Need Some Adventures in Fiction? Get an SFF Great to Mentor You!
At this very moment in time, I’m typing in my writing room (dining room) surrounded by literary-themed works of arts (posters of The Hobbit and Lord of the Rings fly covers) while an agent considers my latest book. That’s the dream, isn’t it? To have a professional in the industry give thought to the baby it took years to deliver.
Adventure Part the First: Stasis
It took years to get to this point. Back in 2007 I said to myself, “Right. I’m going to be a writer.” I wrote a book. It wasn’t picked up immediately and hailed as the greatest work of speculative fiction of modern times. I was a little bit flabbergasted, because it was exactly the kind of book I liked to read.
I’ve been an English teacher since I graduated all the way back in 2006, so I wondered if there was something I should learn about this new career path I’d chosen. This unknown path that keeps trying to throw you off it each time you make a tentative step forward; only to set off another booby trap and explode your other leg. I decided I needed to find a map to save my remaining limbs.
Adventure Part the Second: Trigger
Living in France at that time, all the maps were written in French (and called cartes, which, homophonically, wreaked havoc with my head. And I’ve never even had a horse) so I stopped messing with metaphors and enrolled with The Writers’ Bureau, a correspondence writing course all in English. I was plunged into a new world of unknown things and revelled in learning for several months. One of the short stories I’d written for an exercise won second place in competition*, and the novel I’d developed over the course was later picked up by a small press and published**, which was a dream come true—but many, many years later in 2014. By then, I’d written five complete novels, half-written another four, and churned out nearly thirty short stories—yet my rejection letters were already in the hundreds. Despite the successes from the correspondence course and the amount I’d learned, clearly I was still missing something. And that something was something I couldn’t define.
Adventure Part the Third: The Quest
Come the year 2015 and I came to the conclusion that if I wanted further my writing career by defining that something, drastic action were needed. So I did what any sane person would do at that juncture; I uprooted my entire family from our comfortable life in the Monts d’Or of south-east France and exchanged it for one of the exciting unknown in Britain.
Actually, it wasn't completely unknown; I’d been accepted onto a mentoring scheme by Adventures in Fiction, a London-based company for writers whose raison d’être is helping us to get published. With the first draft of your manuscript complete, Apprenticeships in Fiction offers a complete mentoring programme, working one-to-one with a mentor who’s known in your genre.

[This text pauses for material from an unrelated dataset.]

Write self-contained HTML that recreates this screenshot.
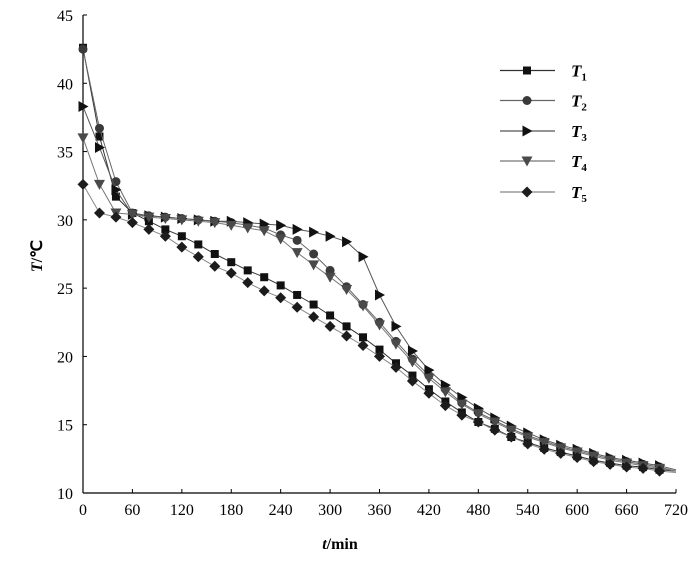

Adventure Part the Fourth: Surprise!
My mentor was Liz Williams, a respected figure in the SFF community because of her intelligent and thought-provoking science fiction. Several of which lined my bookshelves, so finding out she’d be reading my grimdark sci-fi book and helping me get it up to a publishable standard was a whole new level of fandom geekery.
Far from being too starstruck to work competently with a famous, favourite author, Liz put me immediately at ease and her passion for writing and teaching, as well as the genre as a whole, was inspiring. Plus, despite its numerous (oh so numerous) flaws, Liz liked my book! I’m not ashamed to admit that, when I left our first meeting in Glastonbury and waited for the bus back to Bristol, I danced a wee jig of joy. From feeling my work and abilities had stagnated, I felt I’d found a way to finally work out what that something was—because I’d be working with a real person in real life and real time who would help me every step of the way. As a teacher myself, I think I always knew it; there’s no better way to learn a subject than by working with an expert
Adventure Part the Fifth: Climax
Eighteen months later, thanks to Adventures in Fiction and even more so to Liz, an agent is considering my book. It’s been a remarkable journey, and as much as I love travelling along this pitfall-bestrewn path, it’s even better with a map, because now I can do a little sight-seeing on the way, safe in the knowledge I’ll reach my destination eventually.
And that’s the dream, isn’t it?
* Killing of Innocence, Dark Tales Magazine
**Legacy of a Warrior Queen, Top Hat Publishing.
2018 Update:
Adventure Part the Sixth: Reversal / Resolution
The aforementioned agent at the top of this post finally declined, but not without first saying my work has “imagination and intelligence”, so there’s a fist-bump right there. That quote came from a lovely long and detailed letter explaining why he was passing on my ms, and that’s so rare that I’m taking it as a win. Said letter is now framed and pointed-out to anyone who pops over for coffee. Got to take pride in those rejections and keep on submitting! (That’s the ‘Resolution’ part of the ‘story arc’, which this post loosely follows 😄)
Also, I’m back in France! I missed the trees in the Monts d’Or too much, so I made everyone up-sticks (again!) from the cobbled streets of the cider-drinking city to be back amongst them. Evidently, I was an Ent in a past life.